Sustrum. Warum? Darum!

Ein defekter Verschlussring für die Wasserstandssonde, ein Ersatzteil, das es nur beim Fendt Vertragshändler des Vertrauens in Papenburg gibt, „zwingt“ mich zum Aufbruch ins Emsland. Das lange Osterwochenende steht vor der Tür, ich habe seit heute „Osterferien“, die beste aller Ehefrauen hat es nicht so gut, sie muss „die Firma am Laufen halten“ und das Frollein ist immer noch durch ihre verletzte Pfote „bewegungsgehemmt“. Ganz allein mache ich mich auf den Weg.

Und wieder habe ich keinen Termin mit der Natur vereinbart …

Über Ostern wollen wir drei an den Elbe-Lübeck-Kanal. Durch meinen spontanen und uneigennützigen Aufbruch ins Emsland „rette“ ich quasi unser langes Wochenende in Schleswig-Holstein. Diese Entschlossenheit muss belohnt werden. Und da ich zufällig auch Big B. am Haken habe, kommt mir der Besuch im Emstal, da es ja nur „um die Ecke liegt“, sehr gelegen.

Einmal mehr: die Ems

B70. Zwischen Papenburg und Herbrum, kurz vor einer 70er-Zone, ich fahre noch 100 Km/h, überholt mich ein Düsseldorfer Tiefflieger. Augenscheinlich noch im Karnevalstaumel schneidet er mich, schert erbarmungs- und rücksichtslos ein und bremst, diese rheinische Frohnatur, meinen Rosenmontagszug aus. Gebremste, aber heute immerhin knappe 1,569 t Big B. helfen mir den Begriff der „Schiebung“ am praktischen Beispiel zu verstehen. – „Du alter A … schermittwoch!“, möchte ich rufen, unterlasse es aber, da mir in Gedanken noch weitaus bessere Titulierungen einfallen.

Frühmorgendlicher Blick nach Steinbild

Wenige Kilometer später steht der Bajazzo in der Linksabbiegerspur zum Dörpener Industriegebiet an der roten Ampel.
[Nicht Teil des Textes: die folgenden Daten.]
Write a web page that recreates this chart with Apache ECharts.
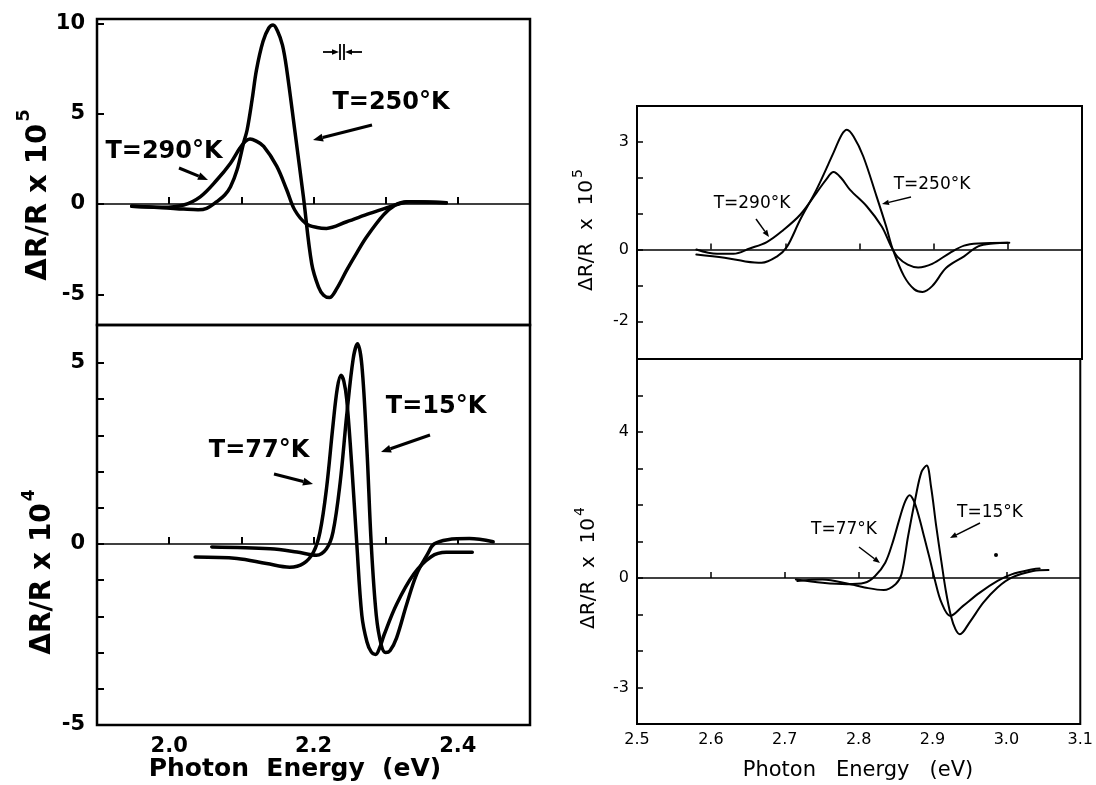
<!DOCTYPE html>
<html>
<head>
<meta charset="utf-8">
<script src="https://cdn.jsdelivr.net/npm/echarts@6/dist/echarts.min.js"></script>
<style>
html, body { margin: 0; background: #fff; }
#main { width: 1096px; height: 785px; }
</style>
</head>
<body>
<div id="main"></div>
<script>
// left panels: photon energy (eV) vs dR/R ; top x1e-5, bottom x1e-4
var leftTop250 = [[1.948,-0.12],[1.99,-0.2],[2.02,-0.28],[2.04,-0.32],[2.052,-0.24],[2.066,0.13],[2.077,0.5],[2.085,0.96],[2.094,1.88],[2.103,3.37],[2.108,4.1],[2.115,5.8],[2.121,7.43],[2.13,9.0],[2.138,9.75],[2.144,9.92],[2.15,9.6],[2.157,8.8],[2.163,7.43],[2.174,4.1],[2.186,0.4],[2.1975,-3.3],[2.207,-4.6],[2.214,-5.05],[2.222,-5.18],[2.232,-4.7],[2.246,-3.66],[2.26,-2.7],[2.274,-1.8],[2.297,-0.6],[2.313,-0.06],[2.329,0.13],[2.355,0.12],[2.384,0.07]];
var leftTop290 = [[1.948,-0.12],[1.99,-0.18],[2.02,-0.05],[2.043,0.4],[2.066,1.33],[2.085,2.26],[2.098,3.1],[2.105,3.45],[2.112,3.6],[2.12,3.5],[2.131,3.2],[2.149,2.1],[2.163,0.78],[2.174,-0.33],[2.19,-1.1],[2.205,-1.3],[2.218,-1.35],[2.246,-0.98],[2.278,-0.52],[2.306,-0.15],[2.315,-0.03],[2.333,0.13],[2.36,0.12],[2.384,0.07]];
var leftBot77 = [[2.036,-0.36],[2.094,-0.4],[2.135,-0.54],[2.167,-0.64],[2.186,-0.54],[2.2,-0.22],[2.209,0.33],[2.218,1.53],[2.227,3.28],[2.233,4.3],[2.238,4.66],[2.242,4.5],[2.246,4.0],[2.253,2.17],[2.26,0],[2.267,-1.97],[2.274,-2.7],[2.28,-2.98],[2.286,-3.05],[2.292,-2.85],[2.298,-2.5],[2.315,-1.67],[2.339,-0.83],[2.363,-0.35],[2.384,-0.23],[2.42,-0.23]];
var leftBot15 = [[2.059,-0.08],[2.14,-0.13],[2.177,-0.22],[2.204,-0.31],[2.218,-0.13],[2.227,0.33],[2.237,1.71],[2.246,3.55],[2.255,5.12],[2.261,5.53],[2.267,4.94],[2.274,2.63],[2.28,0],[2.287,-1.97],[2.294,-2.8],[2.3,-3.0],[2.306,-2.95],[2.315,-2.6],[2.329,-1.67],[2.343,-0.83],[2.358,-0.28],[2.367,0],[2.386,0.12],[2.416,0.15],[2.449,0.06]];

// right panels: top x1e-5, bottom x1e-4
var rightTop290 = [[2.58,0],[2.608,-0.12],[2.63,-0.12],[2.652,0.03],[2.675,0.21],[2.697,0.54],[2.72,0.97],[2.742,1.58],[2.755,1.95],[2.765,2.16],[2.775,2.0],[2.787,1.67],[2.81,1.2],[2.83,0.64],[2.843,0.07],[2.852,-0.22],[2.865,-0.42],[2.879,-0.5],[2.898,-0.4],[2.922,-0.09],[2.941,0.11],[2.96,0.17],[3.0,0.19]];
var rightTop250 = [[2.58,-0.14],[2.618,-0.23],[2.646,-0.33],[2.668,-0.37],[2.689,-0.19],[2.702,0.07],[2.72,0.83],[2.742,1.67],[2.765,2.7],[2.776,3.2],[2.783,3.34],[2.792,3.15],[2.805,2.6],[2.823,1.48],[2.836,0.64],[2.845,0],[2.86,-0.74],[2.874,-1.11],[2.885,-1.18],[2.898,-1.02],[2.917,-0.51],[2.941,-0.19],[2.96,0.09],[2.98,0.17],[3.002,0.19]];
var rightBot77 = [[2.715,-0.04],[2.751,-0.13],[2.784,-0.17],[2.808,-0.13],[2.822,0.05],[2.836,0.42],[2.846,0.97],[2.855,1.6],[2.863,2.1],[2.869,2.27],[2.875,2.1],[2.882,1.65],[2.889,1.1],[2.896,0.55],[2.903,-0.04],[2.912,-0.67],[2.924,-1.04],[2.941,-0.77],[2.964,-0.4],[2.988,-0.08],[3.007,0.1],[3.036,0.24],[3.045,0.26]];
var rightBot15 = [[2.717,-0.08],[2.751,-0.04],[2.789,-0.17],[2.808,-0.26],[2.834,-0.33],[2.85,-0.17],[2.858,0.1],[2.867,1.15],[2.877,2.2],[2.885,2.9],[2.892,3.08],[2.898,2.5],[2.905,1.42],[2.912,0.45],[2.918,-0.35],[2.925,-1.05],[2.931,-1.4],[2.937,-1.54],[2.95,-1.22],[2.969,-0.67],[2.988,-0.26],[3.007,0.01],[3.036,0.19],[3.057,0.22]];

// ticks and labels
var leftXTicks = [2.0, 2.1, 2.2, 2.3, 2.4];
var leftXLabels = [2.0, 2.2, 2.4];
var rightXTicks = [2.6, 2.7, 2.8, 2.9, 3.0];
var rightXLabels = [2.5, 2.6, 2.7, 2.8, 2.9, 3.0, 3.1];
var ltYTicks = [-5, 0, 5, 10];
var ltYLabels = [-5, 0, 5, 10];
var lbYTicks = [-5, -4, -3, -2, -1, 0, 1, 2, 3, 4, 5];
var lbYLabels = [-5, 0, 5];
var rtYTicks = [-2, -1, 0, 1, 2, 3];
var rtYLabels = [-2, 0, 3];
var rbYTicks = [-3, -2, -1, 0, 1, 2, 3, 4, 5];
var rbYLabels = [-3, 0, 4];

var FONT = 'DejaVu Sans';

function xAxis(grid, min, max, ticks, labels, bold) {
    return {
        type: 'value', gridIndex: grid, min: min, max: max,
        axisLine: {show: false}, splitLine: {show: false},
        axisTick: {show: true, inside: true, length: bold ? 7 : 6, customValues: ticks,
            lineStyle: {color: '#000', width: bold ? 2 : 1.5}},
        axisLabel: {show: labels.length > 0, customValues: labels, margin: bold ? 11 : 8,
            color: '#000', fontFamily: FONT, fontSize: bold ? 21 : 16, fontWeight: bold ? 'bold' : 'normal',
            formatter: function (v) { return v.toFixed(1); }}
    };
}

function yAxis(grid, min, max, ticks, labels, bold) {
    return {
        type: 'value', gridIndex: grid, min: min, max: max,
        axisLine: {show: false}, splitLine: {show: false},
        axisTick: {show: true, inside: true, length: bold ? 7 : 6, customValues: ticks,
            lineStyle: {color: '#000', width: bold ? 2 : 1.5}},
        axisLabel: {customValues: labels, margin: bold ? 12 : 8,
            color: '#000', fontFamily: FONT, fontSize: bold ? 21 : 16, fontWeight: bold ? 'bold' : 'normal',
            formatter: function (v) { return String(Math.round(v)); }}
    };
}

function curve(grid, data, w, zero) {
    var s = {
        type: 'line', xAxisIndex: grid, yAxisIndex: grid, data: data,
        showSymbol: false, smooth: 0.35,
        lineStyle: {color: '#000', width: w, cap: 'round', join: 'round'}, silent: true
    };
    if (zero) {
        s.markLine = {silent: true, symbol: 'none', label: {show: false},
            lineStyle: {color: '#000', width: 1.5, type: 'solid'}, data: [{yAxis: 0}]};
    }
    return s;
}

function label(x, y, text, size, bold, rot) {
    return {type: 'text', x: x, y: y, rotation: rot || 0, z: 10,
        style: {text: text, fontSize: size, fontWeight: bold ? 'bold' : 'normal', fontFamily: FONT,
            fill: '#000', align: 'center', verticalAlign: 'middle'}};
}

// rotated axis name with a raised exponent
function yName(x, y, base, exp, size, bold) {
    var w = bold ? 'bold' : 'normal';
    return {type: 'text', x: x, y: y, rotation: Math.PI / 2, z: 10,
        style: {text: '{a|' + base + '}{b|' + exp + '}', align: 'center', verticalAlign: 'middle', fill: '#000',
            rich: {
                a: {fontSize: size, fontWeight: w, fontFamily: FONT, lineHeight: size * 1.3, verticalAlign: 'bottom'},
                b: {fontSize: Math.round(size * (bold ? 0.62 : 0.72)), fontWeight: w, fontFamily: FONT, verticalAlign: 'top',
                    lineHeight: size * 1.3, padding: [0, 0, 0, 2]}
            }}};
}

function arrow(x1, y1, x2, y2, w, head) {
    var a = Math.atan2(y2 - y1, x2 - x1);
    var bx = x2 - head * Math.cos(a), by = y2 - head * Math.sin(a);
    var nx = -Math.sin(a) * head * 0.4, ny = Math.cos(a) * head * 0.4;
    return [
        {type: 'line', shape: {x1: x1, y1: y1, x2: bx, y2: by}, style: {stroke: '#000', lineWidth: w}},
        {type: 'polygon', shape: {points: [[x2, y2], [bx + nx, by + ny], [bx - nx, by - ny]]}, style: {fill: '#000'}}
    ];
}

var graphics = [
    label(164, 152, 'T=290°K', 24, true),
    label(391, 103, 'T=250°K', 24, true),
    label(436, 407, 'T=15°K', 24, true),
    label(259, 451, 'T=77°K', 24, true),
    label(752, 204, 'T=290°K', 17, false),
    label(932, 185, 'T=250°K', 17, false),
    label(844, 530, 'T=77°K', 17, false),
    label(990, 513, 'T=15°K', 17, false),
    yName(34, 195, 'ΔR/R x 10', '5', 29, true),
    yName(39, 572, 'ΔR/R x 10', '4', 28, true),
    yName(584, 230, 'ΔR/R  x  10', '5', 20, false),
    yName(586, 568, 'ΔR/R  x  10', '4', 20, false),
    label(295, 769, 'Photon  Energy  (eV)', 25, true),
    label(858, 771, 'Photon   Energy   (eV)', 21, false),
    // spectral resolution marker
    {type: 'line', shape: {x1: 340, y1: 44, x2: 340, y2: 60}, style: {stroke: '#000', lineWidth: 1.8}},
    {type: 'line', shape: {x1: 344, y1: 44, x2: 344, y2: 60}, style: {stroke: '#000', lineWidth: 1.8}},
    {type: 'circle', shape: {cx: 996, cy: 555, r: 2}, style: {fill: '#000'}}
];
graphics = graphics
    .concat(arrow(179, 168, 208, 180, 3, 10))
    .concat(arrow(372, 125, 313, 140, 3, 10))
    .concat(arrow(430, 435, 381, 452, 3, 10))
    .concat(arrow(274, 474, 313, 484, 3, 10))
    .concat(arrow(756, 219, 769, 237, 1.5, 7))
    .concat(arrow(911, 197, 882, 204, 1.5, 7))
    .concat(arrow(859, 547, 880, 563, 1.5, 7))
    .concat(arrow(980, 523, 950, 538, 1.5, 7))
    .concat(arrow(323, 52, 339, 52, 1.8, 7))
    .concat(arrow(362, 52, 345, 52, 1.8, 7));

var chart = echarts.init(document.getElementById('main'));
var option = {
    animation: false,
    backgroundColor: '#fff',
    textStyle: {fontFamily: FONT},
    grid: [
        {left: 97, top: 19, width: 433, height: 306, show: true, borderColor: '#000', borderWidth: 2.5},
        {left: 97, top: 325, width: 433, height: 400, show: true, borderColor: '#000', borderWidth: 2.5},
        {left: 637, top: 106, width: 445, height: 253, show: true, borderColor: '#000', borderWidth: 2},
        {left: 637, top: 359, width: 445, height: 365, show: true, borderColor: '#000', borderWidth: 2}
    ],
    xAxis: [
        xAxis(0, 1.9, 2.5, leftXTicks, [], true),
        xAxis(1, 1.9, 2.5, leftXTicks, leftXLabels, true),
        xAxis(2, 2.5, 3.1, rightXTicks, [], false),
        xAxis(3, 2.5, 3.1, rightXTicks, rightXLabels, false)
    ],
    yAxis: [
        yAxis(0, -6.7, 10.25, ltYTicks, ltYLabels, true),
        yAxis(1, -5, 6.05, lbYTicks, lbYLabels, true),
        yAxis(2, -3.05, 4, rtYTicks, rtYLabels, false),
        yAxis(3, -4, 6, rbYTicks, rbYLabels, false)
    ],
    series: [
        curve(0, leftTop250, 3.5, true),
        curve(0, leftTop290, 3.5, false),
        curve(1, leftBot77, 3.5, true),
        curve(1, leftBot15, 3.5, false),
        curve(2, rightTop290, 2, true),
        curve(2, rightTop250, 2, false),
        curve(3, rightBot77, 2, true),
        curve(3, rightBot15, 2, false)
    ],
    graphic: graphics
};
chart.setOption(option);
</script>
</body>
</html>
Ich möchte anhalten, aussteigen und ihn „ans Herz drücken“, doch dann denke ich: „Das hat er nun wirklich nicht verdient!“

„In die Luft gegangen“

Es folgt der obligatorische Einkauf im Walchumer NP-Markt und der Bäckerei Ganseforth bevor ich im Emstal eintreffe. Schnell ist der Bianco in Stellung gebracht. Und jetzt? Warum ist das „Innenleben“ des Wohnwagens noch nicht hergerichtet? Wo ist die Lademeisterin? Muss Mann hier alles allein machen? – Ja, Mann muss!
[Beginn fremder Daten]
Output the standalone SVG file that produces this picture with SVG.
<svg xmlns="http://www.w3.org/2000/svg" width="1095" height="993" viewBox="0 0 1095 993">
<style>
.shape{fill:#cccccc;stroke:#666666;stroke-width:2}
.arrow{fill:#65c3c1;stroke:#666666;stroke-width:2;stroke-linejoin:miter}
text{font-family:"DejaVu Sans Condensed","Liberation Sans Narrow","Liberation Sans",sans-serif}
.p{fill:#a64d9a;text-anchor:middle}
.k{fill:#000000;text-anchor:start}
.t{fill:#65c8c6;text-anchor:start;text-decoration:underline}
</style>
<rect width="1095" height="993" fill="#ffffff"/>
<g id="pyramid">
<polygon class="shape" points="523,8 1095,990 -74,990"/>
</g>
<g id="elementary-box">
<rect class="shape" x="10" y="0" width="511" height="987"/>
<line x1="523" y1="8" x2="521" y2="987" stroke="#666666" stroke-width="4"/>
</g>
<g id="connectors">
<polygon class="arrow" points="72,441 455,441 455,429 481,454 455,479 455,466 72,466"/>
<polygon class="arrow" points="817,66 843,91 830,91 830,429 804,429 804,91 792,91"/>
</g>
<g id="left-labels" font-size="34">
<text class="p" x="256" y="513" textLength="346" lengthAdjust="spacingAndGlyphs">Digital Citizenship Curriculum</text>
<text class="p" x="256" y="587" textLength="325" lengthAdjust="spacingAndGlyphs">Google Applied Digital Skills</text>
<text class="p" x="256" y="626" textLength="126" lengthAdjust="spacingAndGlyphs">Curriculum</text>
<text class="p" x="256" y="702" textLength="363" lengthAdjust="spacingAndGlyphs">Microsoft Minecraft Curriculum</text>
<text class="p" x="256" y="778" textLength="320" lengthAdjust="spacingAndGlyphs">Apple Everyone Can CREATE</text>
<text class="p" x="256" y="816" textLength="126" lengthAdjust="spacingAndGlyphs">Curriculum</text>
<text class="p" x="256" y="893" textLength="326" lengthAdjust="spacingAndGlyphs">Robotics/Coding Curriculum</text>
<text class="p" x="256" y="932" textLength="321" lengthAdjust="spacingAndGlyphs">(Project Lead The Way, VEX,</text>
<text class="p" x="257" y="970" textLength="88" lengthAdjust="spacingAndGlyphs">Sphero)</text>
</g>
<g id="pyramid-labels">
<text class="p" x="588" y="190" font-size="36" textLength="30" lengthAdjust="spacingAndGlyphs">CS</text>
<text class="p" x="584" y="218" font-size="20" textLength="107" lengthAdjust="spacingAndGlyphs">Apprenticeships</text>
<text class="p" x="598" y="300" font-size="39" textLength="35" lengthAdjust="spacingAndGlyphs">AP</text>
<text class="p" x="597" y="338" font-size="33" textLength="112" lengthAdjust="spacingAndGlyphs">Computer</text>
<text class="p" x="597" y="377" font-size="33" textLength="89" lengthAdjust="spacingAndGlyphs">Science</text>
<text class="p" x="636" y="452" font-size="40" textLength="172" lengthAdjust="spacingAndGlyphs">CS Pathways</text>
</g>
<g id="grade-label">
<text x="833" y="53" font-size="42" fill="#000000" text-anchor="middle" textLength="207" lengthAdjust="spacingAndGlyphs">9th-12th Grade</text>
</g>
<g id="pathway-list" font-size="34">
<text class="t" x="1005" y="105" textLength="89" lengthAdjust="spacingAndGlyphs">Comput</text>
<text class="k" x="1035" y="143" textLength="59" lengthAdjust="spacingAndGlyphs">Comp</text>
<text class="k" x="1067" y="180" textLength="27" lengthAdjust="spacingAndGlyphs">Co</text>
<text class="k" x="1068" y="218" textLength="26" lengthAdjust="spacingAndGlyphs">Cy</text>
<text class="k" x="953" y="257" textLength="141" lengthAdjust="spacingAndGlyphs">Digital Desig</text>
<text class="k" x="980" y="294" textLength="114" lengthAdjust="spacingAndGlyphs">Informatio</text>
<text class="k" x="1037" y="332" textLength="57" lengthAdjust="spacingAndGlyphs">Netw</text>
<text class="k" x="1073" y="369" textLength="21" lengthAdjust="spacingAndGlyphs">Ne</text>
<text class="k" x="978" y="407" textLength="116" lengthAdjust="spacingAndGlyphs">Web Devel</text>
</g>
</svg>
„Das andere Ufer“ der Alten Ems

Das kostet natürlich Zeit. Mehr Zeit als ich, verwöhnt wie ich bin, glaube. So muss der fast ausnahmslos vegetarisch lebende „Burgenbauer“, der sich irgendwo im Emstal niedergelassen hat, noch ein wenig warten, bis ich ihn mit der Kamera in der Flusslandschaft besuche. Ich habe seine Biberburg zwar noch nicht gefunden, aber eindeutige Bissspuren an Bäumen, Zweigen und Trieben, haben mir seine Anwesenheit verraten. Ich werde ihn finden. Nur nicht mehr heute, denn es dämmert bereits, mir ist kalt, es regnet und außerdem ist morgen auch noch ein Tag.

Die ihr vor mir, schöne Schwäne, Auf der Wogen Flut euch wiegt, Silbern schimmert eu’r Gefieder, … – Graf Adolf Friedrich von Schack

Big B.´s Kühlschrank kann mit drei Energiearten betreiben werden: Netzspannung (220 V), Gleichspannung (12 V) und Gas. Stellt man den Energiewahlschalter vor Fahrtantritt aber versehentlich auf „Gas“, statt auf Gleichspannung (12 V), dann führt dies u.a. zu „Materialveränderungen“ im Gefrierfach. Da helfen dann auch strikt eingehaltene 12 Stunden „Vorkühlzeit“ vor der Einlagerung der Lebensmittel nicht mehr viel. Allerdings erspart mir mein Bedienungsfehler, mich eingehender mit der Thematik des Abtauens des Bordkühlschranks auseinander setzen zu müssen. – Irgendwas ist immer! – „Gute Nacht!“

Die nun zur Bordausstattung zählende satellitengestützte Wetterstation verrät mir um 7.00 Uhr, dass knackige 5,4°C im Emstal herrschen. Und da ich über Nacht die Heizung auf erfrischende 14°C stellte, ist es im Big B. nur unwesentlich wärmer. Apropos Nacht. Die größten nächtlichen Plaudertaschen an der Alten Ems scheinen die Stockenten zu sein. Das Aufstehen (sich in die Luft erheben), Abstreichen (Wegfliegen) und Einfallen (sich niederlassen) dieser Wildenten an der Ems kann nicht lautlos geschehen. Es stört mich nicht, schließlich habe ich mich in ihrem Wohnzimmer einquartiert.

Ein Biber?

Um 7.15 Uhr stehe ich am Dortmund-Ems-Kanal und glaube meinen Augen nicht zu trauen! Auf alle Fälle größer als der (knapp kaninchengroße) Bisam, vielleicht sogar größer als die bis zu 8 Kilogramm schwere Nutria, schwimmt vor meinen Augen ein Nager aus der Uferböschung ins offene Gewässer. Ich kann ein typisches Kennzeichen, den abgeplatteten Schwanz (Biberkelle), nicht einwandfrei erkennen. Ich wünsche es mir, aber ich wage es nicht, zu behaupten, ich hätte den Biber an der Alten Ems gesehen.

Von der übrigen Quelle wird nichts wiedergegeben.